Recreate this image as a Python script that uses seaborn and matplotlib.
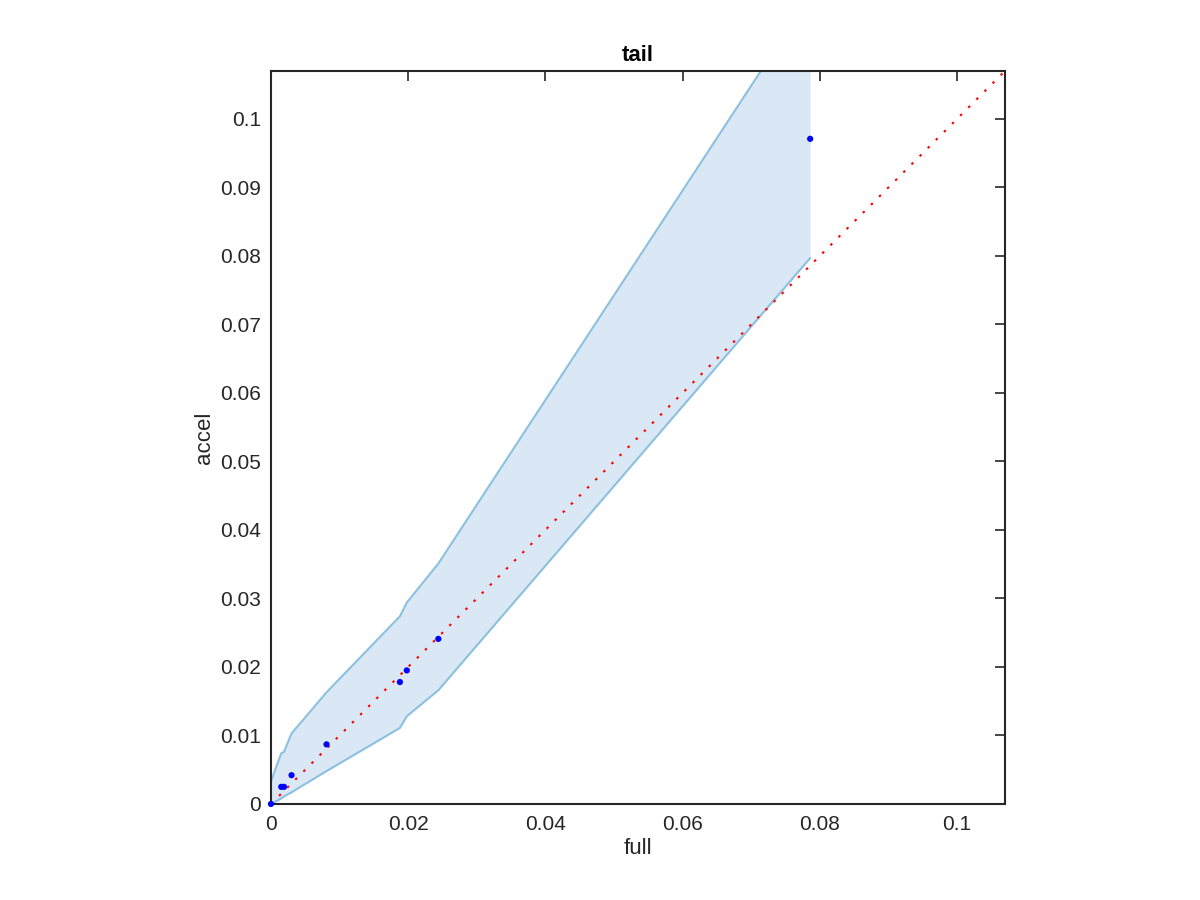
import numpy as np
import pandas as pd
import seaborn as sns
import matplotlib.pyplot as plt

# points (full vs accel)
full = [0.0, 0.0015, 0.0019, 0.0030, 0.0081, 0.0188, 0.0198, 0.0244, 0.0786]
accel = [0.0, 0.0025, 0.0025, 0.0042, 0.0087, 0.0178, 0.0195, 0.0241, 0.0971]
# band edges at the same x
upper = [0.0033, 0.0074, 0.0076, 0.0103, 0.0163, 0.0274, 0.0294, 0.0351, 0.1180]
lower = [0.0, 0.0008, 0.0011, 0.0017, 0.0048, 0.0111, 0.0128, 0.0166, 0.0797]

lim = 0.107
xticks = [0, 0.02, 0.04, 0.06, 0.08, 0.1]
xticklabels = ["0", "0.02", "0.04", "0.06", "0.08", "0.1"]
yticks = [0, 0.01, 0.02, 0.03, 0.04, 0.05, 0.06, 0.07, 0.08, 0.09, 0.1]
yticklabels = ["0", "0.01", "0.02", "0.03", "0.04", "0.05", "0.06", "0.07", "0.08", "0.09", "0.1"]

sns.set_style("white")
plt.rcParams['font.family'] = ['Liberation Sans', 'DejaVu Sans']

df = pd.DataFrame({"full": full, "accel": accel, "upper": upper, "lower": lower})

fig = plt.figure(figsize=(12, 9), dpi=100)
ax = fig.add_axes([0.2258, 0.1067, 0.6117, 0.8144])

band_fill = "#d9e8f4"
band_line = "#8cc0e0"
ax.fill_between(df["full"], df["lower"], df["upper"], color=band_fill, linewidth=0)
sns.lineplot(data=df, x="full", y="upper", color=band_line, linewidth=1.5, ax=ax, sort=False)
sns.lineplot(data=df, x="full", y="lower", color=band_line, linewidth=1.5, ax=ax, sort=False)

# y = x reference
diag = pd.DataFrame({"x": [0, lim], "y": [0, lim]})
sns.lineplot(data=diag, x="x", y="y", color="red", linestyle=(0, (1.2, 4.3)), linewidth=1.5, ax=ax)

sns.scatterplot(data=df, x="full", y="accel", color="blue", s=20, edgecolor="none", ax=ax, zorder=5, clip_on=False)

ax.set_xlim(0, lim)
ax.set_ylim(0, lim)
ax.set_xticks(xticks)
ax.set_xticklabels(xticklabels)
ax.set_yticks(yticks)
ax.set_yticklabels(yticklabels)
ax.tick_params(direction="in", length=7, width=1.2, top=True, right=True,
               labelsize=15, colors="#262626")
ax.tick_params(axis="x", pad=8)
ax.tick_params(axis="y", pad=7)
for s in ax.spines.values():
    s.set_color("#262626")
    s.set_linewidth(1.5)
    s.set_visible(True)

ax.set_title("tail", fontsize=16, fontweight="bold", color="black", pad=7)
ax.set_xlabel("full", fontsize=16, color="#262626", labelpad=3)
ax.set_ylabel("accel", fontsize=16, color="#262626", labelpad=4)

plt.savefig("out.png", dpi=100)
※ ※ ※
> **WHAT YOU WILL DO**:
Restate the data word for word from its first line through the line with "ax=ax, zorder=5, clip_on=False)", leaving out any picture along the way.

> **TASK RESPONSE**:
Recreate this image as a Python script that uses seaborn and matplotlib.
import numpy as np
import pandas as pd
import seaborn as sns
import matplotlib.pyplot as plt

# points (full vs accel)
full = [0.0, 0.0015, 0.0019, 0.0030, 0.0081, 0.0188, 0.0198, 0.0244, 0.0786]
accel = [0.0, 0.0025, 0.0025, 0.0042, 0.0087, 0.0178, 0.0195, 0.0241, 0.0971]
# band edges at the same x
upper = [0.0033, 0.0074, 0.0076, 0.0103, 0.0163, 0.0274, 0.0294, 0.0351, 0.1180]
lower = [0.0, 0.0008, 0.0011, 0.0017, 0.0048, 0.0111, 0.0128, 0.0166, 0.0797]

lim = 0.107
xticks = [0, 0.02, 0.04, 0.06, 0.08, 0.1]
xticklabels = ["0", "0.02", "0.04", "0.06", "0.08", "0.1"]
yticks = [0, 0.01, 0.02, 0.03, 0.04, 0.05, 0.06, 0.07, 0.08, 0.09, 0.1]
yticklabels = ["0", "0.01", "0.02", "0.03", "0.04", "0.05", "0.06", "0.07", "0.08", "0.09", "0.1"]

sns.set_style("white")
plt.rcParams['font.family'] = ['Liberation Sans', 'DejaVu Sans']

df = pd.DataFrame({"full": full, "accel": accel, "upper": upper, "lower": lower})

fig = plt.figure(figsize=(12, 9), dpi=100)
ax = fig.add_axes([0.2258, 0.1067, 0.6117, 0.8144])

band_fill = "#d9e8f4"
band_line = "#8cc0e0"
ax.fill_between(df["full"], df["lower"], df["upper"], color=band_fill, linewidth=0)
sns.lineplot(data=df, x="full", y="upper", color=band_line, linewidth=1.5, ax=ax, sort=False)
sns.lineplot(data=df, x="full", y="lower", color=band_line, linewidth=1.5, ax=ax, sort=False)

# y = x reference
diag = pd.DataFrame({"x": [0, lim], "y": [0, lim]})
sns.lineplot(data=diag, x="x", y="y", color="red", linestyle=(0, (1.2, 4.3)), linewidth=1.5, ax=ax)

sns.scatterplot(data=df, x="full", y="accel", color="blue", s=20, edgecolor="none", ax=ax, zorder=5, clip_on=False)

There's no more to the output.